Perbandingan Pandangan Utama
| Pihak | Pandangan terhadap Perpol 10/2025 | Usulan Solusi |
|---|---|---|
| Kapolri & Polri | Sebagai aturan teknis pelaksana & pembatas putusan MK, hasil konsultasi dengan K/L. | Akan ditingkatkan menjadi Peraturan Pemerintah dan dimasukkan dalam revisi UU Polri. |
| Ahli Hukum (Mahfud MD, dll.) | Bertentangan dengan MK, inkonstitusional, tidak memiliki dasar hukum yang kuat. | Peraturan harus dicabut, perubahan harus melalui revisi UU Polri yang melibatkan publik. |
| Komisi Percepatan Reformasi Polri | Ada kekurangan teknis (tidak mencantumkan putusan MK), tapi bukan untuk penugasan baru. | Omnibus Law untuk revisi UU dan penyusunan PP terintegrasi. |
Polemik Hukum Rancangan Omnibus Inti dari Reformasi yang Dipercepat
Kontroversi Perpol 10/2025, meskipun berawal dari polemik hukum, telah berhasil memaksa semua pihak duduk bersama. Masalah yang selama ini mungkin tersembunyi di balik penugasan biasa, kini menjadi agenda reformasi struktural.

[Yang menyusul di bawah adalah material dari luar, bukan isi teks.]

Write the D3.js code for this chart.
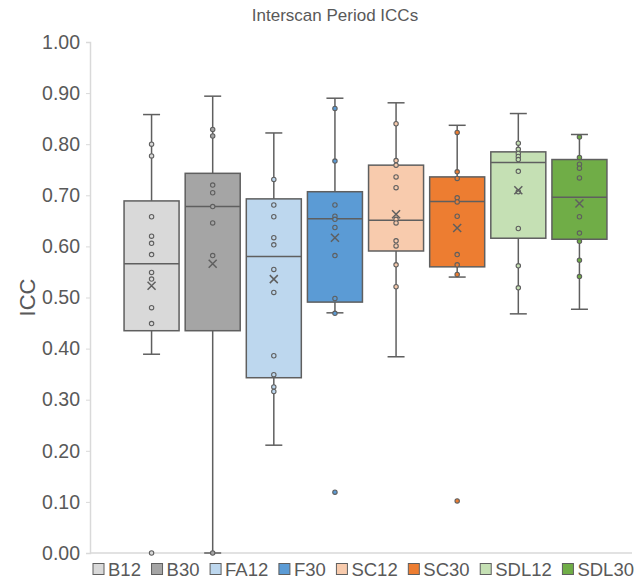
<!DOCTYPE html>
<html>
<head>
<meta charset="utf-8">
<script src="https://cdn.jsdelivr.net/npm/d3@7"></script>
<style>
	body { margin: 0; background: #fff; }
	svg { display: block; font-family: "Liberation Sans", Arial, sans-serif; }
</style>
</head>
<body>
<div id="graphicContainer"></div>
<script>
// values
var series = ["B12", "B30", "FA12", "F30", "SC12", "SC30", "SDL12", "SDL30"]
var colors = ["#d9d9d9", "#a5a5a5", "#bdd7ee", "#5b9bd5", "#f8cbad", "#ed7d31", "#c5e0b4", "#70ad47"]
var q1 = [0.435, 0.435, 0.343, 0.491, 0.591, 0.560, 0.616, 0.614]
var median = [0.566, 0.678, 0.580, 0.654, 0.651, 0.688, 0.764, 0.696]
var q3 = [0.689, 0.743, 0.693, 0.707, 0.759, 0.736, 0.785, 0.770]
var whiskerLow = [0.389, 0.000, 0.211, 0.470, 0.384, 0.540, 0.468, 0.477]
var whiskerHigh = [0.858, 0.894, 0.822, 0.890, 0.881, 0.837, 0.860, 0.819]
var means = [0.523, 0.566, 0.536, 0.617, 0.663, 0.636, 0.710, 0.684]
var points = [
	[0.800, 0.777, 0.658, 0.620, 0.606, 0.584, 0.549, 0.536, 0.480, 0.449],
	[0.829, 0.816, 0.720, 0.705, 0.678, 0.646, 0.582, 0.000],
	[0.731, 0.681, 0.658, 0.617, 0.603, 0.555, 0.510, 0.386, 0.349, 0.325, 0.316],
	[0.870, 0.767, 0.681, 0.659, 0.653, 0.637, 0.582, 0.498, 0.469],
	[0.840, 0.768, 0.759, 0.736, 0.715, 0.653, 0.646, 0.611, 0.601, 0.564, 0.521],
	[0.823, 0.746, 0.733, 0.695, 0.687, 0.659, 0.584, 0.564, 0.545],
	[0.802, 0.790, 0.782, 0.776, 0.770, 0.747, 0.707, 0.635, 0.562, 0.519],
	[0.814, 0.774, 0.761, 0.753, 0.734, 0.658, 0.626, 0.610, 0.573, 0.541]
]
var outliers = [[0.000], [], [], [0.119], [], [0.102], [], []]
var yTicks = [0, 0.1, 0.2, 0.3, 0.4, 0.5, 0.6, 0.7, 0.8, 0.9, 1.0]

var width = 639, height = 582
var lineCol = "#5f5f5f", textCol = "#595959", axisCol = "#d9d9d9"

var svg = d3.select("#graphicContainer").append("svg")
	.attr("width", width)
	.attr("height", height)

var y = d3.scaleLinear().domain([0, 1]).range([553, 42])
var x = d3.scaleBand().domain(series).range([121, 610]).paddingInner(0.1).paddingOuter(0.05)

svg.append("text")
	.attr("x", 335).attr("y", 21)
	.attr("text-anchor", "middle")
	.style("font-size", "17px")
	.style("fill", textCol)
	.text("Interscan Period ICCs")

var yAxis = svg.append("g")
	.attr("transform", "translate(90,0)")
	.call(d3.axisLeft(y).tickValues(yTicks).tickFormat(d3.format(".2f")).tickSize(4).tickPadding(6))

yAxis.select(".domain").attr("stroke", axisCol).attr("stroke-width", 1.5)
yAxis.selectAll(".tick line").attr("stroke", axisCol)
yAxis.selectAll(".tick text").style("font-size", "19.5px").style("fill", textCol)
	.style("font-family", "Liberation Sans, Arial, sans-serif")

svg.append("line")
	.attr("x1", 90).attr("x2", 632)
	.attr("y1", y(0)).attr("y2", y(0))
	.attr("stroke", axisCol).attr("stroke-width", 1.5)

svg.append("text")
	.attr("transform", "translate(35," + y(0.5) + ") rotate(-90)")
	.attr("text-anchor", "middle")
	.style("font-size", "22px")
	.style("fill", textCol)
	.text("ICC")

var bw = x.bandwidth()
var cap = 8.5

series.forEach(function(s, i) {
	var g = svg.append("g")
	var cx = x(s) + bw / 2

	g.append("line")
		.attr("x1", cx).attr("x2", cx)
		.attr("y1", y(whiskerHigh[i])).attr("y2", y(whiskerLow[i]))
		.attr("stroke", lineCol).attr("stroke-width", 1.5)

	;[whiskerHigh[i], whiskerLow[i]].forEach(function(v) {
		g.append("line")
			.attr("x1", cx - cap).attr("x2", cx + cap)
			.attr("y1", y(v)).attr("y2", y(v))
			.attr("stroke", lineCol).attr("stroke-width", 1.5)
	})

	g.append("rect")
		.attr("x", x(s))
		.attr("y", y(q3[i]))
		.attr("width", bw)
		.attr("height", y(q1[i]) - y(q3[i]))
		.attr("fill", colors[i])
		.attr("stroke", lineCol).attr("stroke-width", 1.5)

	g.append("line")
		.attr("x1", x(s)).attr("x2", x(s) + bw)
		.attr("y1", y(median[i])).attr("y2", y(median[i]))
		.attr("stroke", lineCol).attr("stroke-width", 1.5)

	g.selectAll(".pt")
		.data(points[i].concat(outliers[i]))
		.enter().append("circle")
		.attr("cx", cx)
		.attr("cy", function(d) { return y(d) })
		.attr("r", 2.2)
		.attr("fill", colors[i])
		.attr("stroke", lineCol).attr("stroke-width", 1.1)

	var my = y(means[i]), m = 4
	g.append("path")
		.attr("d", "M" + (cx - m) + "," + (my - m) + "L" + (cx + m) + "," + (my + m) +
			"M" + (cx + m) + "," + (my - m) + "L" + (cx - m) + "," + (my + m))
		.attr("stroke", lineCol).attr("stroke-width", 1.5)
})

// legend, spread between the left and right ends seen in the reference
var legend = svg.append("g").attr("transform", "translate(0,569)")
var sq = 11, pad = 4, legLeft = 93, legRight = 634
var items = series.map(function(s, i) {
	var it = legend.append("g")
	it.append("rect")
		.attr("x", 0).attr("y", -sq / 2)
		.attr("width", sq).attr("height", sq)
		.attr("fill", colors[i])
		.attr("stroke", lineCol).attr("stroke-width", 1)
	var t = it.append("text")
		.attr("x", sq + pad).attr("y", 6.5)
		.style("font-size", "18.5px")
		.style("fill", textCol)
		.text(s)
	return { g: it, w: sq + pad + t.node().getComputedTextLength() }
})
var totalW = d3.sum(items, function(d) { return d.w })
var gap = (legRight - legLeft - totalW) / (items.length - 1)
var lx = legLeft
items.forEach(function(d) {
	d.g.attr("transform", "translate(" + lx + ",0)")
	lx += d.w + gap
})
</script>
</body>
</html>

Proses yang sedang berjalan menunjukkan arah yang lebih sehat: dari aturan internal yang dipersoalkan, menuju regulasi setingkat Peraturan Pemerintah yang lebih transparan, dan berpotensi berujung pada perubahan undang-undang yang partisipatif melalui metode Omnibus Law. Jika berjalan baik, polemik ini bisa menjadi momentum penting untuk mempercepat reformasi Polri yang lebih komprehensif, tidak hanya dalam hal penugasan, tetapi juga dalam hubungan institusionalnya dengan seluruh cabang kekuasaan negara.
Dengan deadline RPP yang ditetapkan akhir Januari 2026, publik dapat mengawasi apakah komitmen untuk menyelesaikan persoalan ini dengan prinsip konstitusional benar-benar terwujud.